Litchfied dan Fertig (1941) telah memperkenalkan cara grafik untuk menggambarkan kurva dosis-efek, yang kemudian disederhanakan oleh Miller dan Tainter (1944) untuk menghitung perkiraan nilai ED50 atau LD50 dengan menggunakan kertas grafik logaritma probit.
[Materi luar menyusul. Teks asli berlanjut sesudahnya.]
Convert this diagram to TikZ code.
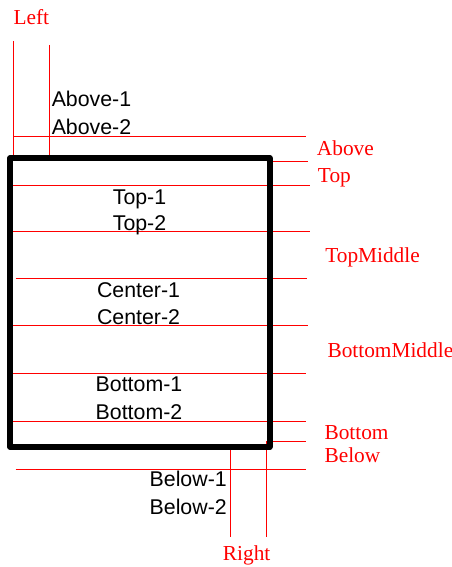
\documentclass[tikz,border=0pt]{standalone}
\usepackage{fontspec}
\setmainfont{Liberation Serif}
\newfontfamily\arialfont{Liberation Sans}
\usepackage{tikz}
\usetikzlibrary{positioning}

\tikzset{
  guide/.style={red, line width=0.75pt},
  mark label/.style={red, inner sep=0pt, font=\fontsize{16}{19}\selectfont},
  demo text/.style={black, inner sep=0pt, font=\arialfont\fontsize{16}{20}\selectfont}
}

\begin{document}
\begin{tikzpicture}[x=0.75pt, y=-0.75pt] % 1 Einheit = 1 Pixel der Vorlage
\useasboundingbox (0,0) rectangle (452,567);

% Hilfslinien (rot)
\draw[guide] (13,41) -- (13,160);
\draw[guide] (49.3,45) -- (49.3,161);
\foreach \y/\xa/\xb in {136.7/13/306, 161/266.7/308, 185.3/12.7/310, 231/13/310, 278.7/15.7/307, 325/13/308, 373.3/13/306, 421.7/13/306, 441/266.7/306, 469.3/15.7/306} {
  \draw[guide] (\xa,\y) -- (\xb,\y);
}
\draw[guide] (230,444) -- (230,537.3);
\draw[guide] (266,441) -- (266,537);

% Rahmen
\draw[line width=4.2pt, line join=round] (10,158) rectangle (269.7,447);

% Beschriftungen der Hilfslinien
\node[mark label, anchor=base west] (left) at (13.3,25) {Left};
\node[mark label, anchor=base west] (above) at (316.7,155) {Above};
\node[mark label, anchor=base west] (top) at (317.7,182.7) {Top};
\node[mark label, anchor=base west] (topmiddle) at (325,262.7) {TopMiddle};
\node[mark label, anchor=base west] (bottommiddle) at (327.3,357.7) {BottomMiddle};
\node[mark label, anchor=base west] (bottom) at (324.3,439) {Bottom};
\node[mark label, anchor=base west] (below) at (324.3,462.7) {Below};
\node[mark label, anchor=base west] (right) at (222.7,560.7) {Right};

% Texte
\node[demo text, anchor=base west] (above1) at (51.5,106.5) {Above-1};
\node[demo text, anchor=base west] (above2) at (51.5,134.2) {Above-2};
\node[demo text, anchor=base] (top1) at (139.5,204) {Top-1};
\node[demo text, anchor=base] (top2) at (139.5,230.8) {Top-2};
\node[demo text, anchor=base] (center1) at (138.5,297.7) {Center-1};
\node[demo text, anchor=base] (center2) at (138.5,324.3) {Center-2};
\node[demo text, anchor=base] (bottom1) at (139,391.7) {Bottom-1};
\node[demo text, anchor=base] (bottom2) at (139,419.3) {Bottom-2};
\node[demo text, anchor=base east] (below1) at (227,486.7) {Below-1};
\node[demo text, anchor=base east] (below2) at (227,514.3) {Below-2};

\end{tikzpicture}
\end{document}
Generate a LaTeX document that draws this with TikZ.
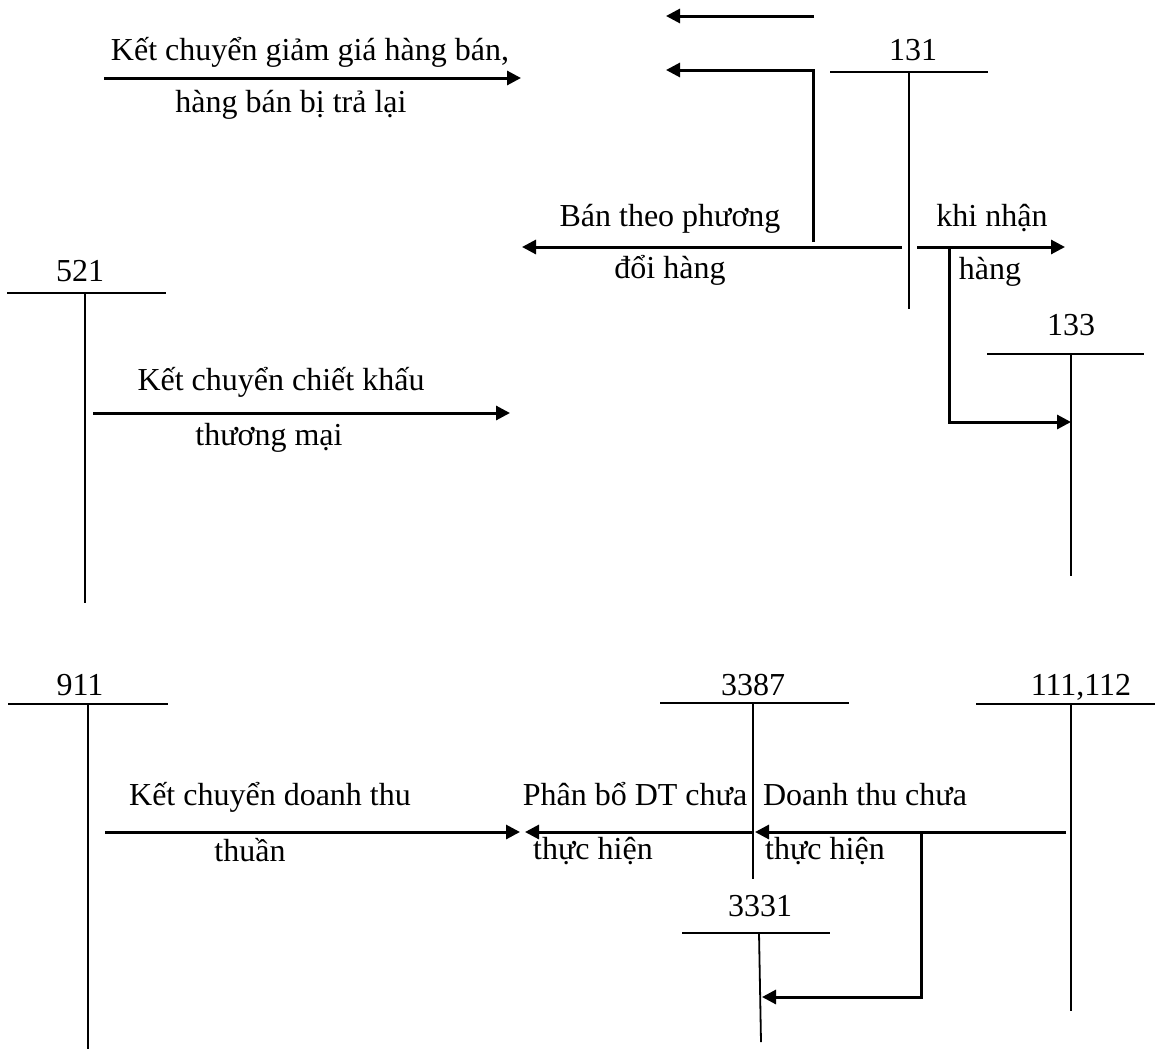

Sebagai absis adalah skala logaritma dari dosis dan sebagai ordinat adalah skala probit atau lebih baik dengan skala persen nonlinier terkoreksi yang sesuai dengan skala probit.



3.    Tetapan Afinitas pA2 dan pD’2

Aktivitas biologis pada umumnya dinyatakan dalam pA2 dan pD’2, dan kedua nilai tersebut sangat berguna untuk membandingkan kurva dosis-respons dari senyawa yang berhubungan. pA2 didefinisikan untuk senyawa antagonis. pA2 diukur sebagai kadar molar senyawa antagonis [B] yang diperlukan untuk menggandakan dosis senyawa agonis sebagai kompensasi terhadap aksi dari antagonis.



4.    Aktivitas Intrinsik dan pD2

pD2 didefinisikan untuk senyawa agonis, yaitu logaritma negatif molar dosis senyawa agonis yang memberikan efek 50% atau setengah dari respons biologis maksimum pada sistem reseptor-efektor. Dalam kasus ini kurva dosis-respons bersifat linier. pD2 juga mengukur afinitas obat terhadap reseptor. Dengan cara yang sama pD10 adalah dosis agonis yang dapat memberikan efek sepersepuluh dari respons biologis maksimum.


Kesimpulan

Hubungan struktur-aktivitas obat dalam tubuh secara umum didapatkan antar senyawa dengan pusat asimetri yaitu diastereoisomer dan antar senyawa enansiomer yang mempunyai sifat kimia fisika sangat mirip.



DAFTAR PUSTAKA



Ariens EJ. 1971. Ed. Drug Design, vol. I, New York, London: Academic Press.

Lien EJ. 1987. SAR, Side Effect and Drug Design, Ney York and Basel, Marcel Dekker, Inc.

Siswandono dan Bambang Soekardjo. 1998. Eds. Prinsip-Prinsip Rancangan Obat. Surabaya: Airlangga University Press.